日常的な無意識の操作や習慣に意識的に焦点を当てることで、隠された心理や行動パターンに気づき、問いが生まれます。
日常での実践例
これらの問いを日常生活で実践するための小さなステップをご紹介します。
- 「デジタル休憩時間」を設ける: 1日に1時間、あるいは短い時間でも、意図的にデバイスから離れる時間を作ります。その時間に何を感じるか、何を考えるかに意識を向けてみましょう。
- 通知を整理する: 本当に必要な通知だけを残し、他はオフにします。通知が減ったことで、デバイスとの関係性や時間の使い方がどう変わるかを観察します。
- 「なぜ?」を意識する: デバイスを開こうとした時、「なぜ今、これを使おうと思ったのだろう?」と自分に問いかけてみます。特定の目的があるのか、それともただの習慣なのか。
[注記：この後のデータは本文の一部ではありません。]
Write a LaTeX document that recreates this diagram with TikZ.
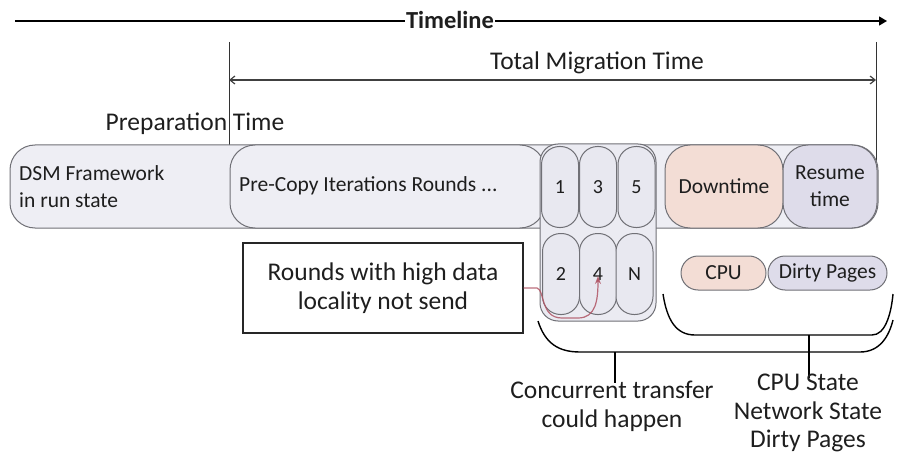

- 使っていないデバイスを観察する: 引き出しに眠っている古い携帯電話やタブレットを取り出し、それが使われていた頃の自分や、そのデバイスが持っていた機能、デザインなどをじっくり観察してみます。時間の流れや技術の進化、自分の変化に気づくかもしれません。
- 画面越しの風景と現実の風景を見比べる: デバイスで美しい写真を見た後、すぐに顔を上げて周囲の現実の風景を見てみます。両者の間にどんな違いや共通点を感じるか、どんな感情が生まれるかを探ります。
まとめ
デジタルデバイスは私たちの生活を豊かにしてくれた一方で、無意識のうちに多くの「あたりまえ」や習慣を生み出しました。アート思考でこれらのデバイスに問いを立て、五感で感じ、想像力を働かせることは、単にテクノロジーを批判することではありません。それは、自分自身とテクノロジー、そして周囲の世界との関係性をより深く理解し、意識的に選択していくための探求です。
日常の「あたりまえ」であるデジタルデバイスに目を向け、小さな問いを立てることから始めてみませんか。きっと、これまで気づかなかった多くの発見があるはずです。